Look for "this" in each line of the entries, and return the matching lines.

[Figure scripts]
--- START ---
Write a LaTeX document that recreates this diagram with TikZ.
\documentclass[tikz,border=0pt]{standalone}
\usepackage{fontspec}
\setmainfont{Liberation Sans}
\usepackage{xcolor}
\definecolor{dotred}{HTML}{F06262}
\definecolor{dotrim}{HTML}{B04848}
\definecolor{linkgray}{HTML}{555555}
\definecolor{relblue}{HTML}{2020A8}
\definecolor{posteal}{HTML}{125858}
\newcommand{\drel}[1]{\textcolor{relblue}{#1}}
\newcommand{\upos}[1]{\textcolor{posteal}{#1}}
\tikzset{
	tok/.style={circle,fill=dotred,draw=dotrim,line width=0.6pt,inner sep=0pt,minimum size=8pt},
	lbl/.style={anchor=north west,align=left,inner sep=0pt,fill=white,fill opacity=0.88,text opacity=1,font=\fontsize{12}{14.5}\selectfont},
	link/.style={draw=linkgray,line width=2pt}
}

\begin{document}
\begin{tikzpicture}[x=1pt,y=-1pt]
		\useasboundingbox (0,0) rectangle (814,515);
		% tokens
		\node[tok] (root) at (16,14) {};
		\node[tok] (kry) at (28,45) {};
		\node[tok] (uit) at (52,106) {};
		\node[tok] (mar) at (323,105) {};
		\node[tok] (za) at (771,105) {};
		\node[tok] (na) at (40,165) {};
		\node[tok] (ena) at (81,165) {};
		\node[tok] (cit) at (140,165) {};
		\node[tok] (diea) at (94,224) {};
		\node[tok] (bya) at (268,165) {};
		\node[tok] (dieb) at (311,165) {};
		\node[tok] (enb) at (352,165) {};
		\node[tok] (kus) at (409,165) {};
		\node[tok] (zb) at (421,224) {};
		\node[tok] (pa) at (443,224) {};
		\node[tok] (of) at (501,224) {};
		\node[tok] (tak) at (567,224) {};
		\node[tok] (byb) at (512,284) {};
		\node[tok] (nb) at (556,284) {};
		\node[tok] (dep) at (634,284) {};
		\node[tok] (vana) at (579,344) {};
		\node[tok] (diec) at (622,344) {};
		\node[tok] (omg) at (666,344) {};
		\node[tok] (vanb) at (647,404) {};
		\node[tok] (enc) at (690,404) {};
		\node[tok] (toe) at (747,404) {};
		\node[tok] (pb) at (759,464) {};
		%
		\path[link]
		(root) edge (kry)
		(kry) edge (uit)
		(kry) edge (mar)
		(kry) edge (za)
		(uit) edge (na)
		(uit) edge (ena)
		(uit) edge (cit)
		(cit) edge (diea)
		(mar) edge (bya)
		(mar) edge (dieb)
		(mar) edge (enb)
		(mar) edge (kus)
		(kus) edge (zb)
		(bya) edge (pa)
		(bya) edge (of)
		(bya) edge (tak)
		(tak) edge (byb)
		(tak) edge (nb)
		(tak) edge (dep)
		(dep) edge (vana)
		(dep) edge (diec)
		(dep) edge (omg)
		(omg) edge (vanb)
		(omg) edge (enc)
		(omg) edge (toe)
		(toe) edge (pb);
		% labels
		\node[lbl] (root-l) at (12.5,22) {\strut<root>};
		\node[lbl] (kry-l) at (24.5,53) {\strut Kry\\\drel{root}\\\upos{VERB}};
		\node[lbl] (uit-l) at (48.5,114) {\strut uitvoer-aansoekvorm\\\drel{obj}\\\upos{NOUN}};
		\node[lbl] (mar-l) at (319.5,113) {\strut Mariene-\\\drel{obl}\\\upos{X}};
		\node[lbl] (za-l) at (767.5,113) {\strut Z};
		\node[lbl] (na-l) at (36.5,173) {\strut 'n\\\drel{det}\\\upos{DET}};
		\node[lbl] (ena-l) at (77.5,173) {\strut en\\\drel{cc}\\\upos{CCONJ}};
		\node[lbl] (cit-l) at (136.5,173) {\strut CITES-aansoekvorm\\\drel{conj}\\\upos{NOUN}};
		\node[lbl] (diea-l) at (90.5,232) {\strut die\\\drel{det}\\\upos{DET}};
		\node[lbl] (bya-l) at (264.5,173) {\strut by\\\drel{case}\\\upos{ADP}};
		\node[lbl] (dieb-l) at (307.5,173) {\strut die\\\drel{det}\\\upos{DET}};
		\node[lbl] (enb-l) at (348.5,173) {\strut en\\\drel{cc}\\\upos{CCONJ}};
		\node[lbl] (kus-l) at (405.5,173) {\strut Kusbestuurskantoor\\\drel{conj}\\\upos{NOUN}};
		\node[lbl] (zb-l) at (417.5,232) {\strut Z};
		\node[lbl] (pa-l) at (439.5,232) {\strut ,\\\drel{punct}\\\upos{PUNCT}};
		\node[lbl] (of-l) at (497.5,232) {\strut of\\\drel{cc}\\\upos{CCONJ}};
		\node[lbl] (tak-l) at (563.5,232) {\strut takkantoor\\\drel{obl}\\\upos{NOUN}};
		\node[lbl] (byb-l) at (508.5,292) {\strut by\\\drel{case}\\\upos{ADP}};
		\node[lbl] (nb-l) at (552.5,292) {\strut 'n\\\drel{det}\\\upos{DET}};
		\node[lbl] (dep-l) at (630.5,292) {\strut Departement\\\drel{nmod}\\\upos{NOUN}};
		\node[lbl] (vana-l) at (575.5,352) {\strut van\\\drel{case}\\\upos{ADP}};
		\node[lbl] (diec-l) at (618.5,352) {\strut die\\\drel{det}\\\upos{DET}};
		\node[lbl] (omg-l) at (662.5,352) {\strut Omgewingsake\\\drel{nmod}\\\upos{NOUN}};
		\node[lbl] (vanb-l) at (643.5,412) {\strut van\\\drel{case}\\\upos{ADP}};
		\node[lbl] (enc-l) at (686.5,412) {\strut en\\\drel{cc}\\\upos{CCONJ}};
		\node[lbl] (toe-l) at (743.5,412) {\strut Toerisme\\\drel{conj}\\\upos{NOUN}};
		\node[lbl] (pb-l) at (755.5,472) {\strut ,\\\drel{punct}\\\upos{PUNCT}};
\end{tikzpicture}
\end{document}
--- END ---
--- START ---
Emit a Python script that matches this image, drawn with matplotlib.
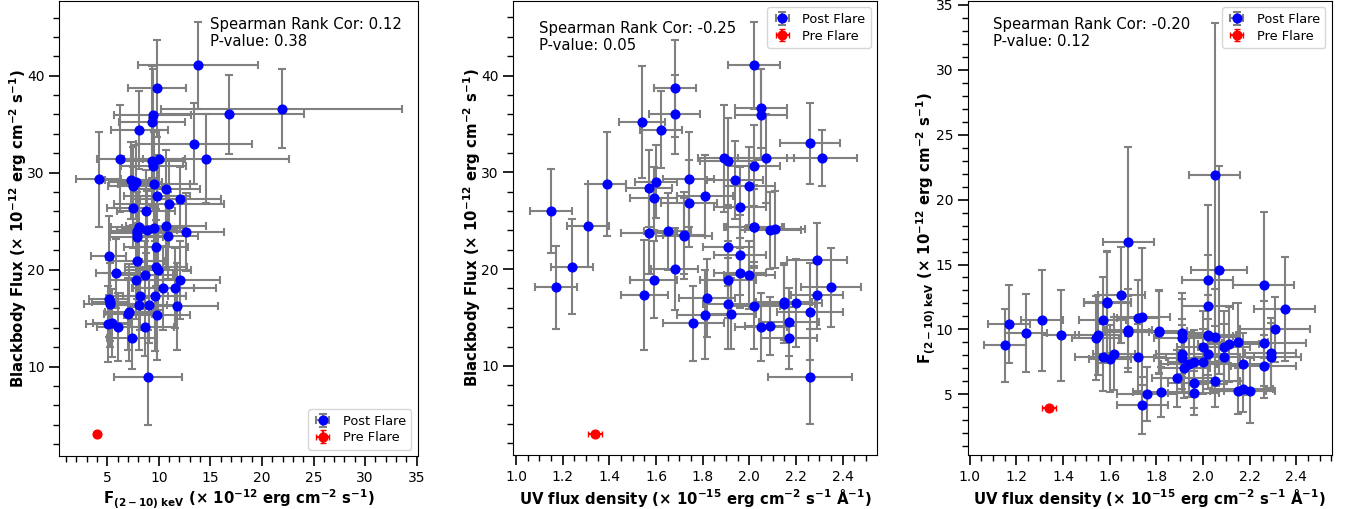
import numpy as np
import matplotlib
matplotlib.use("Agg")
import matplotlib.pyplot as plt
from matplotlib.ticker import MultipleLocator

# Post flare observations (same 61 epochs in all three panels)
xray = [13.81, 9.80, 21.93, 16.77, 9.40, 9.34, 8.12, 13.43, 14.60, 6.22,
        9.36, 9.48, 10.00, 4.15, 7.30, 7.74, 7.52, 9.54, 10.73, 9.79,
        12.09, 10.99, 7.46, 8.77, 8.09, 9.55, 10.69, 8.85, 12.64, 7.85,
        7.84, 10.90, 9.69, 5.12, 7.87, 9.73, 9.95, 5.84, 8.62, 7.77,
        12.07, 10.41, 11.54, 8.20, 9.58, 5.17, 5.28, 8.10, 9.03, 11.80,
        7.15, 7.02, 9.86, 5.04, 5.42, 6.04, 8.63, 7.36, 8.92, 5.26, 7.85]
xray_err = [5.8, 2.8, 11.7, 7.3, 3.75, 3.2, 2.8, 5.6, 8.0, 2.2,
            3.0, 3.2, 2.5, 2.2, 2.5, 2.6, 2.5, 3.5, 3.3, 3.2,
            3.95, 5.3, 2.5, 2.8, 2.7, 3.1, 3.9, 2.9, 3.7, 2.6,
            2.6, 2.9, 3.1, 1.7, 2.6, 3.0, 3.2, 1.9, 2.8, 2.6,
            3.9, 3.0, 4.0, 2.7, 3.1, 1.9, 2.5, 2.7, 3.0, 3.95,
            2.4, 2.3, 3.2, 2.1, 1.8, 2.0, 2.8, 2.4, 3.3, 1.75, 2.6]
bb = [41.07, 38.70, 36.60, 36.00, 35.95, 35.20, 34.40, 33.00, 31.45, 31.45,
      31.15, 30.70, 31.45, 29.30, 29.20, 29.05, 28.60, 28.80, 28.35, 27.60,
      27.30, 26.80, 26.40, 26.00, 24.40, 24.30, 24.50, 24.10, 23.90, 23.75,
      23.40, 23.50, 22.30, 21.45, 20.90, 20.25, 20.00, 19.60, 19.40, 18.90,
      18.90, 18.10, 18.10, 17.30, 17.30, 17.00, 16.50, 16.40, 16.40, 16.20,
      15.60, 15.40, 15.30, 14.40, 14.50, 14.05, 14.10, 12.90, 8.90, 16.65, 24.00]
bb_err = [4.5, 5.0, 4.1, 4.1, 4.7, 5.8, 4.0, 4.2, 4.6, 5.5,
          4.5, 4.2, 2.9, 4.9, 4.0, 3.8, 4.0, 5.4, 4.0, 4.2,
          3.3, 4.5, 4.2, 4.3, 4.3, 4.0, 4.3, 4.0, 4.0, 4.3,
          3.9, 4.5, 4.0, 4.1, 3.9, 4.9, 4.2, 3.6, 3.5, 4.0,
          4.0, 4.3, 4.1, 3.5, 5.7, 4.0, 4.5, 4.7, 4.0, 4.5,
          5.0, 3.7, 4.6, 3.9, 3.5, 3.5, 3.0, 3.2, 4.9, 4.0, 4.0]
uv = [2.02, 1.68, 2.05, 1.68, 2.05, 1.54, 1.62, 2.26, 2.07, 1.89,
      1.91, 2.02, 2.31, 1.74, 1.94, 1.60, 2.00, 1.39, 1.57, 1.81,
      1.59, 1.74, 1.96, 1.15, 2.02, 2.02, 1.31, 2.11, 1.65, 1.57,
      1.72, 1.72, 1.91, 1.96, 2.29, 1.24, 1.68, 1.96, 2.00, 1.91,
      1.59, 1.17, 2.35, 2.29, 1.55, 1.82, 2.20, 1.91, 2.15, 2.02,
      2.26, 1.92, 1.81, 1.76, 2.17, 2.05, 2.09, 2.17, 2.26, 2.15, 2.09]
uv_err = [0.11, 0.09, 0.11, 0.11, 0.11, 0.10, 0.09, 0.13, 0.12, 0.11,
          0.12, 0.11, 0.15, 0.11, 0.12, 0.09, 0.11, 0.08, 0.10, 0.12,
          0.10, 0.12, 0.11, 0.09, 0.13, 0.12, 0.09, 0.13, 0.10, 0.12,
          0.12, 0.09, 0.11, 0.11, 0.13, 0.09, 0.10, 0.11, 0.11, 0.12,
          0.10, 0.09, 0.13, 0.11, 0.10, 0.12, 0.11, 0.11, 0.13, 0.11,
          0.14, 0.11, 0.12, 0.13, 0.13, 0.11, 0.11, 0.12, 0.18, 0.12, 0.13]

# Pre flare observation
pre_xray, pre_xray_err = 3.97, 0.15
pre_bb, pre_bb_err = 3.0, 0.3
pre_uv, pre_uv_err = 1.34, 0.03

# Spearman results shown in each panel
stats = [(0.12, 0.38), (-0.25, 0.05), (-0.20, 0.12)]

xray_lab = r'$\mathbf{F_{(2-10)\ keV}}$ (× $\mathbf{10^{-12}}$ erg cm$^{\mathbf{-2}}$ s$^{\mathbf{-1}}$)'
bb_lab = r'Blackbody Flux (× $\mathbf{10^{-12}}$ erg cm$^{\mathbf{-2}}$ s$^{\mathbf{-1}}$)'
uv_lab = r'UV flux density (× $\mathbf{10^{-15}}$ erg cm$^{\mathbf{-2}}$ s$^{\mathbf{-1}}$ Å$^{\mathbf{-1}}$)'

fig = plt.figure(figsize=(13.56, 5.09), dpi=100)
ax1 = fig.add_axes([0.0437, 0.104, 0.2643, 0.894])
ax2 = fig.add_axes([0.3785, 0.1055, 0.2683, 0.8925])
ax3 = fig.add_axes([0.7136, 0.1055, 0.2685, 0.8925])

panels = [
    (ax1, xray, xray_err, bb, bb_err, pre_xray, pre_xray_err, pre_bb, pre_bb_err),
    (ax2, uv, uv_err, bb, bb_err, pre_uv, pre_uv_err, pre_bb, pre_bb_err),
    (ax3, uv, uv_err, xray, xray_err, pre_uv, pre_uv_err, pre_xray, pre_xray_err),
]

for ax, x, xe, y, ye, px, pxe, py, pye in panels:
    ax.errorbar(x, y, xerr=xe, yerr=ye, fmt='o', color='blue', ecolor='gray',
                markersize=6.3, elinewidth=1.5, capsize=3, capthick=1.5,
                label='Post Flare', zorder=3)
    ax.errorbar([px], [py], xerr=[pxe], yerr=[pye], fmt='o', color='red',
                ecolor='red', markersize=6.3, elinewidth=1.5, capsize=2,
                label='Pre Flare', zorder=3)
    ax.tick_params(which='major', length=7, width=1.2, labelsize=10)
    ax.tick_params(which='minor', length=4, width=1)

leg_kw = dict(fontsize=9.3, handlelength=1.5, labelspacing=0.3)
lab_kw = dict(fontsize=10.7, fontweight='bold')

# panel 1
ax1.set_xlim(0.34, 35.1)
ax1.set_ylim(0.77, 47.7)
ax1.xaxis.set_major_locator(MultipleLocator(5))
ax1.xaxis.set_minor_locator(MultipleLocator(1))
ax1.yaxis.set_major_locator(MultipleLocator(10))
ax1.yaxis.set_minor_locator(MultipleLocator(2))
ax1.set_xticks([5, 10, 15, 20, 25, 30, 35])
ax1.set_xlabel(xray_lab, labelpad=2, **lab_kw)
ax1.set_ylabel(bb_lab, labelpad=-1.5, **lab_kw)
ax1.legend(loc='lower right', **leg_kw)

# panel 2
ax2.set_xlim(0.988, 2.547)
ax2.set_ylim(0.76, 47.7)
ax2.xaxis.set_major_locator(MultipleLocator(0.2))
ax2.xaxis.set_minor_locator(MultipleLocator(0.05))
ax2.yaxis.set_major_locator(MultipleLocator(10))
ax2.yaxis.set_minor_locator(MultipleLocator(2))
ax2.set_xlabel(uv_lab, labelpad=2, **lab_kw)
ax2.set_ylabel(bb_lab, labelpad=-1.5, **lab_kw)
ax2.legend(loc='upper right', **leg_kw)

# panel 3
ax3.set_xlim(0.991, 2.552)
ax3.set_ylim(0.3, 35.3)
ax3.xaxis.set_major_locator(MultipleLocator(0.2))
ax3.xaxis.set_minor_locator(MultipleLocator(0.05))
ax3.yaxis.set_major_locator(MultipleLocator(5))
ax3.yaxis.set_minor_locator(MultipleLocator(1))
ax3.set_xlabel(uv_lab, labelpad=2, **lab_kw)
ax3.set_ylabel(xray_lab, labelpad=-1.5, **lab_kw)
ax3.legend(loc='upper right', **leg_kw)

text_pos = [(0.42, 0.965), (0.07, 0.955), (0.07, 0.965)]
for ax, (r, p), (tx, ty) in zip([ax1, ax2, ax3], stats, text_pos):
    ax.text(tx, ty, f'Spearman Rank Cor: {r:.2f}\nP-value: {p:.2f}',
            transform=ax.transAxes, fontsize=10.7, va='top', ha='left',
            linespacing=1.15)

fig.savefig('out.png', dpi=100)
--- END ---
TASK ANSWER:
Write a LaTeX document that recreates this diagram with TikZ.
Emit a Python script that matches this image, drawn with matplotlib.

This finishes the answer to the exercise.